Researchers culled intestinal bacteria from babies and toddlers in Malawi, where malnutrition is a serious problem, and transferred them into mice for study. Tweaking those gut microbes improved growth – even though the animals didn’t eat more, or more nutritiously.
We share our bodies with trillions of bacteria, a customized set called a microbiome that starts building at birth, and Thursday’s work is the latest to illustrate how crucial it is to develop a healthy one.
“If we could hammer home a key point, microbiota count,” said Dr. Jeffrey Gordon of Washington University in St. Louis, who led the experiments published in Science and Cell. “Building healthy gut microbiota we think is important for health in the course of one’s life.”
Gut bacteria do more than break down food for digestion. They synthesize particular vitamins and micronutrients, and influence immune responses.
“A healthy microbiome will allow us to access calories we might not have been able to use before,” explained Dr. Ilseung Cho, a gastroenterologist and gut bacteria specialist at New York University School of Medicine, who wasn’t involved in the work.
More research is needed, but Cho said the findings suggest there may be “very precise bacteria or very precise nutrient interventions that can unlock the microbiome and help it combat malnutrition.”
While providing special “therapeutic foods” and supplements helps reduce deaths, Gordon said children still experience stunted growth and neurodevelopmental problems. His team turned to Malawi, where according to UNICEF almost half of children under 5 have growth stunted by malnutrition.
Working with more than 250 children, Gordon’s team defined how a healthy gut microbiome develops – and found the chronically malnourished tots harbored an immature one, too young for their age.
Are those abnormal gut bacteria a result of malnutrition, or could they be contributing to it?
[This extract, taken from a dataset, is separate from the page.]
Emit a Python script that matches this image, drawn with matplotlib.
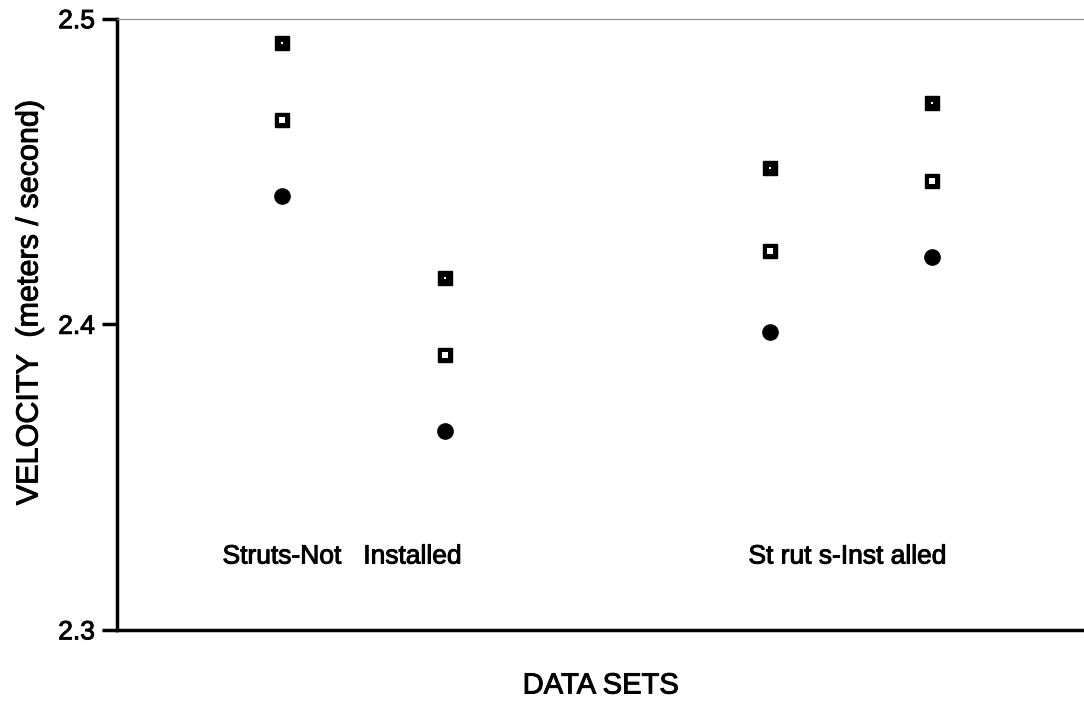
import matplotlib.pyplot as plt
import matplotlib.patheffects as pe

plt.rcParams['font.family'] = ['Liberation Sans', 'DejaVu Sans']

# data sets along the x axis
data_sets = [1, 2, 4, 5]
# three velocity series per data set (m/s)
vel_top = [2.492, 2.415, 2.451, 2.4725]
vel_mid = [2.467, 2.390, 2.424, 2.447]
vel_low = [2.442, 2.365, 2.3975, 2.422]

group_labels = ["Struts-Not   Installed", "St rut s-Inst alled"]
group_label_x = [1.37, 4.48]
group_label_y = 2.324

# slightly heavier text, like the old printer output
heavy = [pe.withStroke(linewidth=0.7, foreground='black')]

fig = plt.figure(figsize=(10.84, 7.19), dpi=100)
ax = fig.add_axes([0.108, 0.124, 0.892, 0.850])

# filled square with small white centre
ax.plot(data_sets, vel_top, linestyle='None', marker='s', markersize=10,
        color='black')
ax.plot(data_sets, vel_top, linestyle='None', marker='s', markersize=1.6,
        markeredgewidth=0, color='white')
# square with a white hole
ax.plot(data_sets, vel_mid, linestyle='None', marker='s', markersize=10,
        color='black')
ax.plot(data_sets, vel_mid, linestyle='None', marker='s', markersize=4.5,
        markeredgewidth=0, color='white')
# filled rounded diamond
ax.plot(data_sets, vel_low, linestyle='None', marker='o', markersize=11,
        color='black')

for lx, lab in zip(group_label_x, group_labels):
    ax.text(lx, group_label_y, lab, ha='center', va='center', fontsize=19,
            path_effects=heavy)

ax.set_xlim(-0.015, 5.935)
ax.set_ylim(2.3, 2.5)
ax.set_yticks([2.3, 2.4, 2.5])
ax.set_yticklabels(['2.3', '2.4', '2.5'], fontsize=19)
for t in ax.get_yticklabels():
    t.set_path_effects(heavy)
ax.set_xticks([])

ax.spines['right'].set_visible(False)
ax.spines['top'].set_linewidth(0.8)
ax.spines['top'].set_color('#888888')
ax.spines['left'].set_linewidth(2.5)
ax.spines['bottom'].set_linewidth(2.5)
ax.tick_params(axis='y', length=11, width=2.5, pad=5)

ax.set_xlabel('DATA SETS', fontsize=21, labelpad=30, path_effects=heavy)
ax.set_ylabel('VELOCITY  (meters / second)', fontsize=22, path_effects=heavy)
ax.yaxis.set_label_coords(-0.075, 0.535)

fig.savefig('out.png', dpi=100)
To tell, the researchers transferred gut bacteria from healthy or malnourished tots into different sets of baby mice.
Despite eating the same calories, mice with the healthy gut bacteria gained more lean body mass, and showed healthier bone development and better metabolism, the team reported.
The team also reported breast milk from the mothers of healthy Malawian babies harbors higher levels of sugars containing sialic acid, a nutrient linked to brain development.